The Peach Tree True Value store, 2963 North Ave., will celebrate 40 years in business Saturday with some refreshments on hand and drawings for prizes.
The celebration will run from 9 a.m. to noon. Some of the prizes for the drawing include a barbecue smoker, KitchenAid mixer and lawn mower. Patrons can visit the store anytime this week to put their name in the mix for the drawing. The drawing will occur at noon. Entrants do not need to be present to win.
The store is owned by Cathy Frederick, who also owns the Fruita True Value location at U.S. Highway 6&50. Her family owns the Grand Junction stores at 1838 N. 12th St. and 2686 U.S. Highway 50.
Longtime employee Lena Combs said the business has stressed customer service, which has helped keep them open for 40 years.
"We have lots of good customer service and a (reputation) of being here to help when customers need the help," Combs said. "If they ask for it, we try to get it. It's something not a lot of big boxes can do."

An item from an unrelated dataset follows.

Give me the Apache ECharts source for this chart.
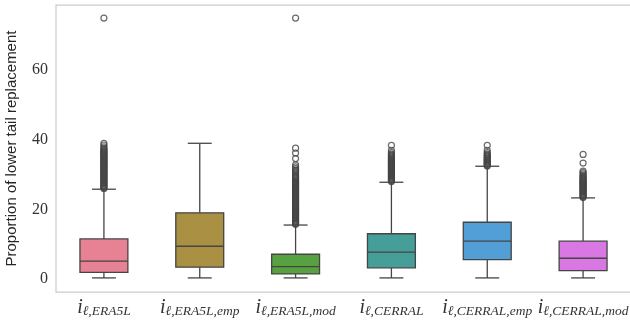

■ The Grand Junction-based creator of a new board game now carried at downtown's Board Fox Games said the store sold out of the first batch of 200 copies, but he expected to have 200 more copies in the store by the end of the week.
Board Fox Games Manager Matt Simpson created the new game Ecosystem, which was released Nov. 20. Board Fox Games is at 623 Main St.
The game is a drafting card game where players are given a hand of cards. They pick one and pass the rest around in a circle until are cards are gone and then are placed in a grid, Simpson said.
Ecosystem had an international release and is available in the U.S., Canada, Australia and New Zealand.
Simpson said it took more than two years from when he came up with the game's concept to its release. He worked with local artist and illustrator Lindsay Falsone on the artwork for the game. He had planned to release the game on his own, but was offered a publishing deal from Genius Games while at the GAMA Expo.
"I am blown away," Simpson said of the response. "It's spreading fast."
He added that he's heard that two distributors are down to less than 200 copies each and a second print run has been ordered of 7,000 copies.
Simpson said he has some connections in the industry, as does the Board Fox Games shop owner, which has helped spread the word about the game. Some media exposure and going on a small tour of the western U.S. to talk to game shop owners has also helped a bit.
"It's kind of a combination of things," Simpson said. "I've been very proactive."